▶ Problem statement
Will you output all of the data below exactly, omitting the images?

▶ Given data
-- Start --

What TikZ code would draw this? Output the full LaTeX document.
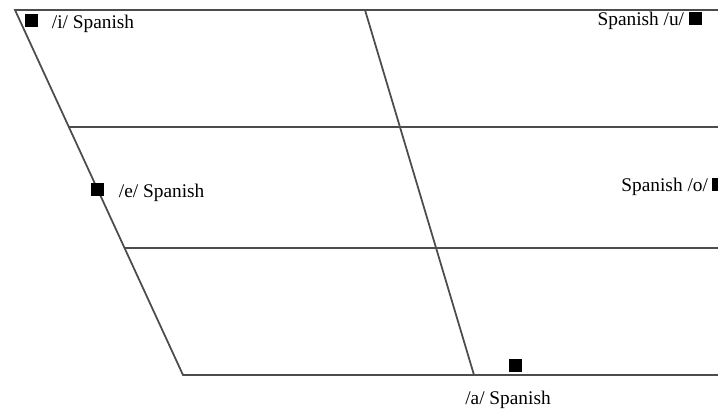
\documentclass[tikz,border=0pt]{standalone}
\usepackage{fontspec}
\setmainfont{Liberation Serif}
\usetikzlibrary{positioning,calc}
\tikzset{
  chartline/.style={draw=black!70, line width=1pt},
  vowelmark/.style={fill=black, draw=none, minimum size=0.26cm, inner sep=0pt},
  vowellabel/.style={font=\fontsize{11}{13}\selectfont, inner sep=1pt}
}
\begin{document}
\begin{tikzpicture}
\useasboundingbox (0,0) rectangle (14.36,8.24);
% frame of the chart
\coordinate (topleft) at (0.30,8.04);
\coordinate (topright) at (14.36,8.04);
\coordinate (botleft) at (3.66,0.74);
\coordinate (botright) at (14.36,0.74);
\coordinate (midtop) at (7.30,8.04);
\coordinate (midbot) at (9.48,0.74);
\coordinate (hileft) at ($(topleft)!0.3205!(botleft)$);
\coordinate (loleft) at ($(topleft)!0.6521!(botleft)$);
\coordinate (hiright) at (14.36,5.70);
\coordinate (loright) at (14.36,3.28);
\draw[chartline] (topright) -- (topleft) -- (botleft) -- (botright);
\draw[chartline] (hileft) -- (hiright);
\draw[chartline] (loleft) -- (loright);
\draw[chartline] (midtop) -- (midbot);
% vowels
\node[vowelmark] (imark) at (0.62,7.82) {};
\node[vowellabel, right=0.24cm of imark, yshift=-0.06cm] (ilabel) {/i/ Spanish};
\node[vowelmark] (umark) at (13.90,7.86) {};
\node[vowellabel, left=0.04cm of umark, yshift=-0.03cm] (ulabel) {Spanish /u/};
\node[vowelmark] (emark) at (1.94,4.44) {};
\node[vowellabel, right=0.26cm of emark, yshift=-0.06cm] (elabel) {/e/ Spanish};
\node[vowelmark] (omark) at (14.36,4.54) {};
\node[vowellabel, anchor=east] (olabel) at (14.20,4.50) {Spanish /o/};
\node[vowelmark] (amark) at (10.30,0.92) {};
\node[vowellabel] (alabel) at (10.16,0.24) {/a/ Spanish};
\end{tikzpicture}
\end{document}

-- End --

▶ The solution
What TikZ code would draw this? Output the full LaTeX document.
\documentclass[tikz,border=0pt]{standalone}
\usepackage{fontspec}
\setmainfont{Liberation Serif}
\usetikzlibrary{positioning,calc}
\tikzset{
  chartline/.style={draw=black!70, line width=1pt},
  vowelmark/.style={fill=black, draw=none, minimum size=0.26cm, inner sep=0pt},
  vowellabel/.style={font=\fontsize{11}{13}\selectfont, inner sep=1pt}
}
\begin{document}
\begin{tikzpicture}
\useasboundingbox (0,0) rectangle (14.36,8.24);
% frame of the chart
\coordinate (topleft) at (0.30,8.04);
\coordinate (topright) at (14.36,8.04);
\coordinate (botleft) at (3.66,0.74);
\coordinate (botright) at (14.36,0.74);
\coordinate (midtop) at (7.30,8.04);
\coordinate (midbot) at (9.48,0.74);
\coordinate (hileft) at ($(topleft)!0.3205!(botleft)$);
\coordinate (loleft) at ($(topleft)!0.6521!(botleft)$);
\coordinate (hiright) at (14.36,5.70);
\coordinate (loright) at (14.36,3.28);
\draw[chartline] (topright) -- (topleft) -- (botleft) -- (botright);
\draw[chartline] (hileft) -- (hiright);
\draw[chartline] (loleft) -- (loright);
\draw[chartline] (midtop) -- (midbot);
% vowels
\node[vowelmark] (imark) at (0.62,7.82) {};
\node[vowellabel, right=0.24cm of imark, yshift=-0.06cm] (ilabel) {/i/ Spanish};
\node[vowelmark] (umark) at (13.90,7.86) {};
\node[vowellabel, left=0.04cm of umark, yshift=-0.03cm] (ulabel) {Spanish /u/};
\node[vowelmark] (emark) at (1.94,4.44) {};
\node[vowellabel, right=0.26cm of emark, yshift=-0.06cm] (elabel) {/e/ Spanish};
\node[vowelmark] (omark) at (14.36,4.54) {};
\node[vowellabel, anchor=east] (olabel) at (14.20,4.50) {Spanish /o/};
\node[vowelmark] (amark) at (10.30,0.92) {};
\node[vowellabel] (alabel) at (10.16,0.24) {/a/ Spanish};
\end{tikzpicture}
\end{document}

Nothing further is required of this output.